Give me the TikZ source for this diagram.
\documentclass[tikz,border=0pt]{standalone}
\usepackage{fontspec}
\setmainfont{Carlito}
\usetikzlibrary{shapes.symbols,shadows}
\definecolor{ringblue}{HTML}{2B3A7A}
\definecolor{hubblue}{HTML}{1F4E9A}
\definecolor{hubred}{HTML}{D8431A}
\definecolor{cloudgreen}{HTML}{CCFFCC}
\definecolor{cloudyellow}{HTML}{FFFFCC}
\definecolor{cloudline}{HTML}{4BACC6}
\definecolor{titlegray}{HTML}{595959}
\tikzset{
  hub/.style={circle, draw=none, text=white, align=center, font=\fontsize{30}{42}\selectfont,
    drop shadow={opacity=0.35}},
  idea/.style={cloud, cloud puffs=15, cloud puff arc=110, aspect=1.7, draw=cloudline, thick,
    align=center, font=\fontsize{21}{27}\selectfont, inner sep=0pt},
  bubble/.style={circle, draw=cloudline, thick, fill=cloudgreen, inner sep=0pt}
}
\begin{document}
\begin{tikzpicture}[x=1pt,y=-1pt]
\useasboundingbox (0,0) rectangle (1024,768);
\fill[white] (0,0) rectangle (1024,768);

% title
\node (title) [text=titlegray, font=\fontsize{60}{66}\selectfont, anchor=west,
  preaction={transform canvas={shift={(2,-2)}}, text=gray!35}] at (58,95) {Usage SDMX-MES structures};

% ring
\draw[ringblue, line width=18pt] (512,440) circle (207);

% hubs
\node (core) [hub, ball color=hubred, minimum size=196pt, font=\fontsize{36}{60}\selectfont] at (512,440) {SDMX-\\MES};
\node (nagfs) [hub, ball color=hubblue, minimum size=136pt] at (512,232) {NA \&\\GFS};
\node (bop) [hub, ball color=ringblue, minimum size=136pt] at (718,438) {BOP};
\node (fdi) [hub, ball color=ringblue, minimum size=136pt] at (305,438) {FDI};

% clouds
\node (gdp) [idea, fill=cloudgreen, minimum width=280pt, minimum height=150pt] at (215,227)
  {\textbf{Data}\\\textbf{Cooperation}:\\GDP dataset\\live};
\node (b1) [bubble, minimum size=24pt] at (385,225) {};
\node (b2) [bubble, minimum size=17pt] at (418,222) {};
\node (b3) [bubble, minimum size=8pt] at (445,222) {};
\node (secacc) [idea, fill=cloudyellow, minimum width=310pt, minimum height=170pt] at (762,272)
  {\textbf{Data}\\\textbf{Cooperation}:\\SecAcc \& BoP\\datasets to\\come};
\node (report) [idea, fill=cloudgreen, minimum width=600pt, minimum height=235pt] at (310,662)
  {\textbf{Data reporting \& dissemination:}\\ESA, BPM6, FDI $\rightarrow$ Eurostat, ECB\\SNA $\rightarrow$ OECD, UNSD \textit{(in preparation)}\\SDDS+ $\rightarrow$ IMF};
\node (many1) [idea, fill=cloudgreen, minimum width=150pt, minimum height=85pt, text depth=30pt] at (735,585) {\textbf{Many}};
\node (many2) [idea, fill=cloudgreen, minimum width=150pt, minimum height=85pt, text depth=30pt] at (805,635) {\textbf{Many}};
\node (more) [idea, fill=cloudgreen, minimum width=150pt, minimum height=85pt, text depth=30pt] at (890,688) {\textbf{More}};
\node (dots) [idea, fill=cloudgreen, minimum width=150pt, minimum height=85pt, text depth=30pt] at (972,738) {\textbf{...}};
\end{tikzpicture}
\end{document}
------------------------
**Short task:** Everything from the first line of the material through the line containing "(fdi) [hub, ball" is to be printed exactly; lines after that are to be left out.

**Written answer:**
Give me the TikZ source for this diagram.
\documentclass[tikz,border=0pt]{standalone}
\usepackage{fontspec}
\setmainfont{Carlito}
\usetikzlibrary{shapes.symbols,shadows}
\definecolor{ringblue}{HTML}{2B3A7A}
\definecolor{hubblue}{HTML}{1F4E9A}
\definecolor{hubred}{HTML}{D8431A}
\definecolor{cloudgreen}{HTML}{CCFFCC}
\definecolor{cloudyellow}{HTML}{FFFFCC}
\definecolor{cloudline}{HTML}{4BACC6}
\definecolor{titlegray}{HTML}{595959}
\tikzset{
  hub/.style={circle, draw=none, text=white, align=center, font=\fontsize{30}{42}\selectfont,
    drop shadow={opacity=0.35}},
  idea/.style={cloud, cloud puffs=15, cloud puff arc=110, aspect=1.7, draw=cloudline, thick,
    align=center, font=\fontsize{21}{27}\selectfont, inner sep=0pt},
  bubble/.style={circle, draw=cloudline, thick, fill=cloudgreen, inner sep=0pt}
}
\begin{document}
\begin{tikzpicture}[x=1pt,y=-1pt]
\useasboundingbox (0,0) rectangle (1024,768);
\fill[white] (0,0) rectangle (1024,768);

% title
\node (title) [text=titlegray, font=\fontsize{60}{66}\selectfont, anchor=west,
  preaction={transform canvas={shift={(2,-2)}}, text=gray!35}] at (58,95) {Usage SDMX-MES structures};

% ring
\draw[ringblue, line width=18pt] (512,440) circle (207);

% hubs
\node (core) [hub, ball color=hubred, minimum size=196pt, font=\fontsize{36}{60}\selectfont] at (512,440) {SDMX-\\MES};
\node (nagfs) [hub, ball color=hubblue, minimum size=136pt] at (512,232) {NA \&\\GFS};
\node (bop) [hub, ball color=ringblue, minimum size=136pt] at (718,438) {BOP};
\node (fdi) [hub, ball color=ringblue, minimum size=136pt] at (305,438) {FDI};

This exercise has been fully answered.